── Material provided ──

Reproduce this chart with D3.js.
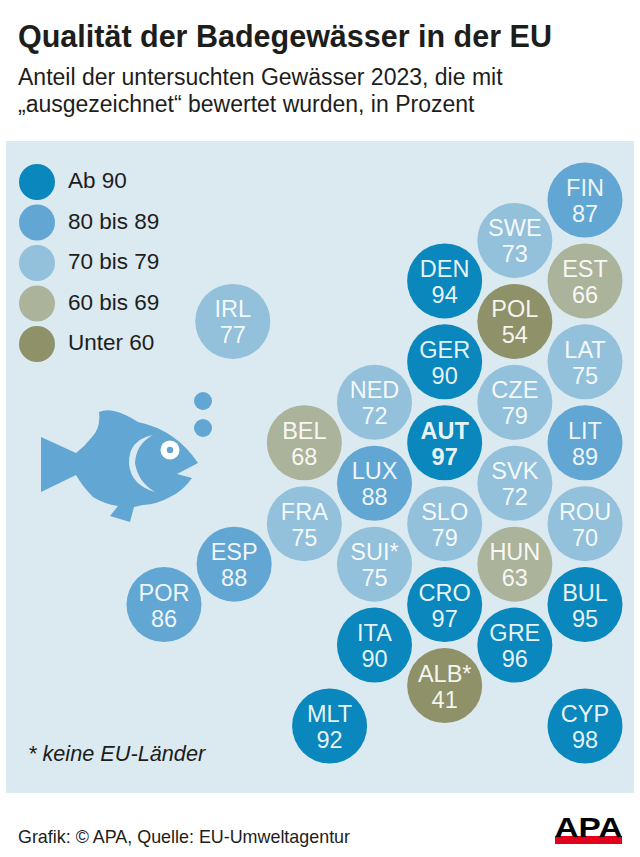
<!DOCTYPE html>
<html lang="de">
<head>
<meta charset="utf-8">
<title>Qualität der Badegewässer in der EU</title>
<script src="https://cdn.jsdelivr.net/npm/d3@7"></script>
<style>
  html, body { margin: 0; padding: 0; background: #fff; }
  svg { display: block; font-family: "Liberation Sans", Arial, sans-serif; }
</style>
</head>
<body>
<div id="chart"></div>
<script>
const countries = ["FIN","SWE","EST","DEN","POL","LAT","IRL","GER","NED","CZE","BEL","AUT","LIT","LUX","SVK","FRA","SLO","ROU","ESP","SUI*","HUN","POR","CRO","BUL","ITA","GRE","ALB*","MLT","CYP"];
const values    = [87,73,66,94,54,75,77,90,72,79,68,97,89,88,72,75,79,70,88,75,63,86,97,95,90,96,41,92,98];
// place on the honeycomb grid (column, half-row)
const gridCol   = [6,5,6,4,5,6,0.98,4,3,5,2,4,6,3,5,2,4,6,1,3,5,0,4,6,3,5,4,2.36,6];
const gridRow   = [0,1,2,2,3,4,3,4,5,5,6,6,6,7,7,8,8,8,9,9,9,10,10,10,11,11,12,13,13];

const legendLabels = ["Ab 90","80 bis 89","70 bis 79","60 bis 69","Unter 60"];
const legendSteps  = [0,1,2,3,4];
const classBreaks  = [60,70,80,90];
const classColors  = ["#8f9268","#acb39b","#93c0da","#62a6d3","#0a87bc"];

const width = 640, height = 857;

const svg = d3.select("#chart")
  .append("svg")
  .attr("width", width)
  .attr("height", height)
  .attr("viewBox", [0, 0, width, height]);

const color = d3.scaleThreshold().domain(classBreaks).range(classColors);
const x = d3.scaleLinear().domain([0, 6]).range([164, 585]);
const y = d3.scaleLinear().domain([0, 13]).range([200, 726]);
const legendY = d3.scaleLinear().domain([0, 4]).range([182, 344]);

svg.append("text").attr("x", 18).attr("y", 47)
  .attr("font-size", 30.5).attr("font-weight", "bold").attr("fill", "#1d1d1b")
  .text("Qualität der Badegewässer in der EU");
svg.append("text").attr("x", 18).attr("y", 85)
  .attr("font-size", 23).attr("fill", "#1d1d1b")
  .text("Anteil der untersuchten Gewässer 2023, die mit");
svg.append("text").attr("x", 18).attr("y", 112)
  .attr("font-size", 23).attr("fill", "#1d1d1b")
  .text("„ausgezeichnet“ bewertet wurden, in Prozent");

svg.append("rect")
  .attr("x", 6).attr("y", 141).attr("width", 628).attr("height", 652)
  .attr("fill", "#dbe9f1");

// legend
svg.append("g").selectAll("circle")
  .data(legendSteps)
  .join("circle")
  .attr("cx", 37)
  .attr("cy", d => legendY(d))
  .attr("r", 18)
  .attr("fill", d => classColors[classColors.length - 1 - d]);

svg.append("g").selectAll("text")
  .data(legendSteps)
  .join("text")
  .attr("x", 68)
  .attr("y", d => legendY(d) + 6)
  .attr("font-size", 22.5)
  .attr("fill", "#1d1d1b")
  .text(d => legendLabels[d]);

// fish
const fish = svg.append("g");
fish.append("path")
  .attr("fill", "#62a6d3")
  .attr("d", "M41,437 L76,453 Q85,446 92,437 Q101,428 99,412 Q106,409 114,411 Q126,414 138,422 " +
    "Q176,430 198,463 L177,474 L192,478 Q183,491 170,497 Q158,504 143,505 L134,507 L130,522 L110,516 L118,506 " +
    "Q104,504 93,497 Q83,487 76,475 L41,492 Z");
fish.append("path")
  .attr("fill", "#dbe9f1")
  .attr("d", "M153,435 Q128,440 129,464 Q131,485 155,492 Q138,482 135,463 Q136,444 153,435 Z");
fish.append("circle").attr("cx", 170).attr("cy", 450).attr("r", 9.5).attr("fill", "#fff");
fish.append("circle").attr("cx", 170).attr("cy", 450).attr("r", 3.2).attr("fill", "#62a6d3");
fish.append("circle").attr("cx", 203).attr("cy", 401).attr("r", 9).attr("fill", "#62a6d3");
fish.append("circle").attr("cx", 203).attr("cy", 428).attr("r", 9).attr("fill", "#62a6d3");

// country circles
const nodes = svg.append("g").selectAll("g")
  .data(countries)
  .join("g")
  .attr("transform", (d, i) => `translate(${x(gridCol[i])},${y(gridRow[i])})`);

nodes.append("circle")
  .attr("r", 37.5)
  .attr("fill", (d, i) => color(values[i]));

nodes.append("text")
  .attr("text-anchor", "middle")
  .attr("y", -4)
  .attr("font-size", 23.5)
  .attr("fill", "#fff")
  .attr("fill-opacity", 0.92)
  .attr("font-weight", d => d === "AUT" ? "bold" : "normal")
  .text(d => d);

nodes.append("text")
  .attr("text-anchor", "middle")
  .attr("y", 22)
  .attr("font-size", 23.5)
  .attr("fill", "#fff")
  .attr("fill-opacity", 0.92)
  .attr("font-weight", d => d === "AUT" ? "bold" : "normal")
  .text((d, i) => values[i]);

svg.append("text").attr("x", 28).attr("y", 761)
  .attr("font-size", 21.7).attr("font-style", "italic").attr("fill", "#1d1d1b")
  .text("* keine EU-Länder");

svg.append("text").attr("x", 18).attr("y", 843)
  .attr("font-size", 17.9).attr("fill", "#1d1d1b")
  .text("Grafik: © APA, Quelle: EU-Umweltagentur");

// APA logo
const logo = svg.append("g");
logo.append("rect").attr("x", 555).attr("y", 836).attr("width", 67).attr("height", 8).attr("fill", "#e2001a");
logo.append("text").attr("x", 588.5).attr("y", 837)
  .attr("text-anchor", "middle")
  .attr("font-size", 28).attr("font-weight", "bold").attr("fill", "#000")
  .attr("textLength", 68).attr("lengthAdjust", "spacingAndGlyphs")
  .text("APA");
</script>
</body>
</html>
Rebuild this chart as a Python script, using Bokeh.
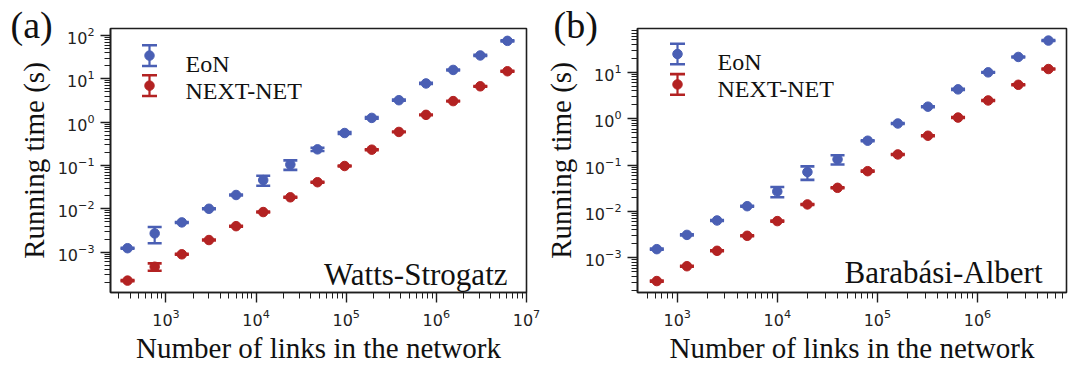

───

### Written instruction:
Print out the material word for word, omitting the pictures.

### Solved problem:
Reproduce this chart with D3.js.
<!DOCTYPE html>
<html lang="de">
<head>
<meta charset="utf-8">
<title>Qualität der Badegewässer in der EU</title>
<script src="https://cdn.jsdelivr.net/npm/d3@7"></script>
<style>
  html, body { margin: 0; padding: 0; background: #fff; }
  svg { display: block; font-family: "Liberation Sans", Arial, sans-serif; }
</style>
</head>
<body>
<div id="chart"></div>
<script>
const countries = ["FIN","SWE","EST","DEN","POL","LAT","IRL","GER","NED","CZE","BEL","AUT","LIT","LUX","SVK","FRA","SLO","ROU","ESP","SUI*","HUN","POR","CRO","BUL","ITA","GRE","ALB*","MLT","CYP"];
const values    = [87,73,66,94,54,75,77,90,72,79,68,97,89,88,72,75,79,70,88,75,63,86,97,95,90,96,41,92,98];
// place on the honeycomb grid (column, half-row)
const gridCol   = [6,5,6,4,5,6,0.98,4,3,5,2,4,6,3,5,2,4,6,1,3,5,0,4,6,3,5,4,2.36,6];
const gridRow   = [0,1,2,2,3,4,3,4,5,5,6,6,6,7,7,8,8,8,9,9,9,10,10,10,11,11,12,13,13];

const legendLabels = ["Ab 90","80 bis 89","70 bis 79","60 bis 69","Unter 60"];
const legendSteps  = [0,1,2,3,4];
const classBreaks  = [60,70,80,90];
const classColors  = ["#8f9268","#acb39b","#93c0da","#62a6d3","#0a87bc"];

const width = 640, height = 857;

const svg = d3.select("#chart")
  .append("svg")
  .attr("width", width)
  .attr("height", height)
  .attr("viewBox", [0, 0, width, height]);

const color = d3.scaleThreshold().domain(classBreaks).range(classColors);
const x = d3.scaleLinear().domain([0, 6]).range([164, 585]);
const y = d3.scaleLinear().domain([0, 13]).range([200, 726]);
const legendY = d3.scaleLinear().domain([0, 4]).range([182, 344]);

svg.append("text").attr("x", 18).attr("y", 47)
  .attr("font-size", 30.5).attr("font-weight", "bold").attr("fill", "#1d1d1b")
  .text("Qualität der Badegewässer in der EU");
svg.append("text").attr("x", 18).attr("y", 85)
  .attr("font-size", 23).attr("fill", "#1d1d1b")
  .text("Anteil der untersuchten Gewässer 2023, die mit");
svg.append("text").attr("x", 18).attr("y", 112)
  .attr("font-size", 23).attr("fill", "#1d1d1b")
  .text("„ausgezeichnet“ bewertet wurden, in Prozent");

svg.append("rect")
  .attr("x", 6).attr("y", 141).attr("width", 628).attr("height", 652)
  .attr("fill", "#dbe9f1");

// legend
svg.append("g").selectAll("circle")
  .data(legendSteps)
  .join("circle")
  .attr("cx", 37)
  .attr("cy", d => legendY(d))
  .attr("r", 18)
  .attr("fill", d => classColors[classColors.length - 1 - d]);

svg.append("g").selectAll("text")
  .data(legendSteps)
  .join("text")
  .attr("x", 68)
  .attr("y", d => legendY(d) + 6)
  .attr("font-size", 22.5)
  .attr("fill", "#1d1d1b")
  .text(d => legendLabels[d]);

// fish
const fish = svg.append("g");
fish.append("path")
  .attr("fill", "#62a6d3")
  .attr("d", "M41,437 L76,453 Q85,446 92,437 Q101,428 99,412 Q106,409 114,411 Q126,414 138,422 " +
    "Q176,430 198,463 L177,474 L192,478 Q183,491 170,497 Q158,504 143,505 L134,507 L130,522 L110,516 L118,506 " +
    "Q104,504 93,497 Q83,487 76,475 L41,492 Z");
fish.append("path")
  .attr("fill", "#dbe9f1")
  .attr("d", "M153,435 Q128,440 129,464 Q131,485 155,492 Q138,482 135,463 Q136,444 153,435 Z");
fish.append("circle").attr("cx", 170).attr("cy", 450).attr("r", 9.5).attr("fill", "#fff");
fish.append("circle").attr("cx", 170).attr("cy", 450).attr("r", 3.2).attr("fill", "#62a6d3");
fish.append("circle").attr("cx", 203).attr("cy", 401).attr("r", 9).attr("fill", "#62a6d3");
fish.append("circle").attr("cx", 203).attr("cy", 428).attr("r", 9).attr("fill", "#62a6d3");

// country circles
const nodes = svg.append("g").selectAll("g")
  .data(countries)
  .join("g")
  .attr("transform", (d, i) => `translate(${x(gridCol[i])},${y(gridRow[i])})`);

nodes.append("circle")
  .attr("r", 37.5)
  .attr("fill", (d, i) => color(values[i]));

nodes.append("text")
  .attr("text-anchor", "middle")
  .attr("y", -4)
  .attr("font-size", 23.5)
  .attr("fill", "#fff")
  .attr("fill-opacity", 0.92)
  .attr("font-weight", d => d === "AUT" ? "bold" : "normal")
  .text(d => d);

nodes.append("text")
  .attr("text-anchor", "middle")
  .attr("y", 22)
  .attr("font-size", 23.5)
  .attr("fill", "#fff")
  .attr("fill-opacity", 0.92)
  .attr("font-weight", d => d === "AUT" ? "bold" : "normal")
  .text((d, i) => values[i]);

svg.append("text").attr("x", 28).attr("y", 761)
  .attr("font-size", 21.7).attr("font-style", "italic").attr("fill", "#1d1d1b")
  .text("* keine EU-Länder");

svg.append("text").attr("x", 18).attr("y", 843)
  .attr("font-size", 17.9).attr("fill", "#1d1d1b")
  .text("Grafik: © APA, Quelle: EU-Umweltagentur");

// APA logo
const logo = svg.append("g");
logo.append("rect").attr("x", 555).attr("y", 836).attr("width", 67).attr("height", 8).attr("fill", "#e2001a");
logo.append("text").attr("x", 588.5).attr("y", 837)
  .attr("text-anchor", "middle")
  .attr("font-size", 28).attr("font-weight", "bold").attr("fill", "#000")
  .attr("textLength", 68).attr("lengthAdjust", "spacingAndGlyphs")
  .text("APA");
</script>
</body>
</html>
Rebuild this chart as a Python script, using Bokeh.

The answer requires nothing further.